Bouie Choi Yuk-kuen’s landscapes seek to remind viewers of their seeming insignificance in the grand scheme—from living amid towering skyscrapers in the city, to existing in what is but a speck of time and space in a vast universe. In her fourth solo exhibition with Grotto, Choi continues to depict ethereal scenes of scattered lights evocative of the idea of “home” through her practice of acrylic painting on upcycled wood. As in her previous works, these new paintings possess a spatial and temporal ambiguity indicative of the ever-evolving nature of a landscape.

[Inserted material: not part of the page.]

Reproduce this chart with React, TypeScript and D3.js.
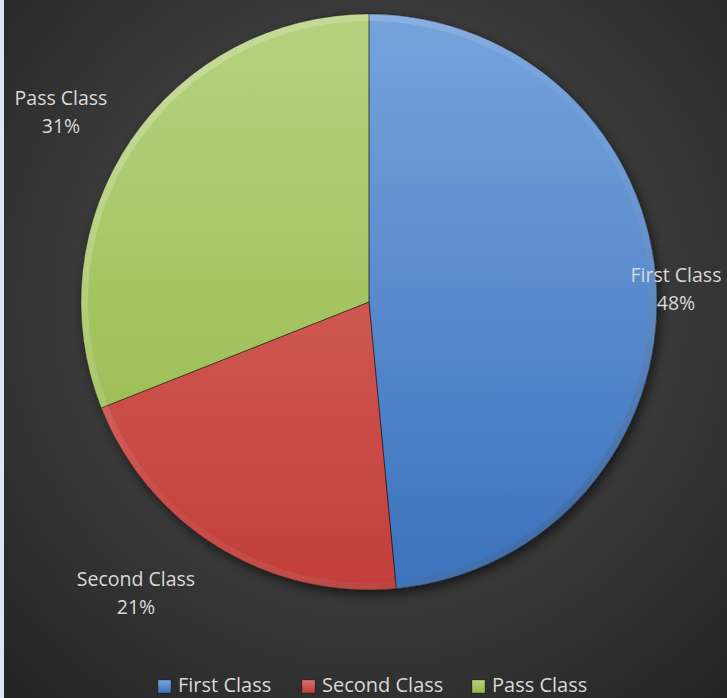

CHRISTINE SUN KIM, Finger Palm Turquoise, 2022, charcoal and pastel on paper, 223 × 114 cm. Copyright the artist. Photo by Yang Hao. Courtesy the artist and White Space, Beijing. 

MAR 18–SEP 29
signals…瞬息
Para Site

Drawing inspiration from the experimental London art salon Signals (1964–1966), Para Site curators Billy Tang and Celia Ho gather various forms of kinetic art, spatial communications, and interventions to reconnect with the global community from the perspective of post-pandemic Hong Kong in the three-chapter show. Based on a reconfigurable-display model, participating artists will use sound, smell, movement, and smoke to investigate issues related to displacement and migration, as well as the intersection of technology, science, and architecture. The first chapter “signals…storms and patterns,” which will focus on self-organization and spatial politics in contemporary art making.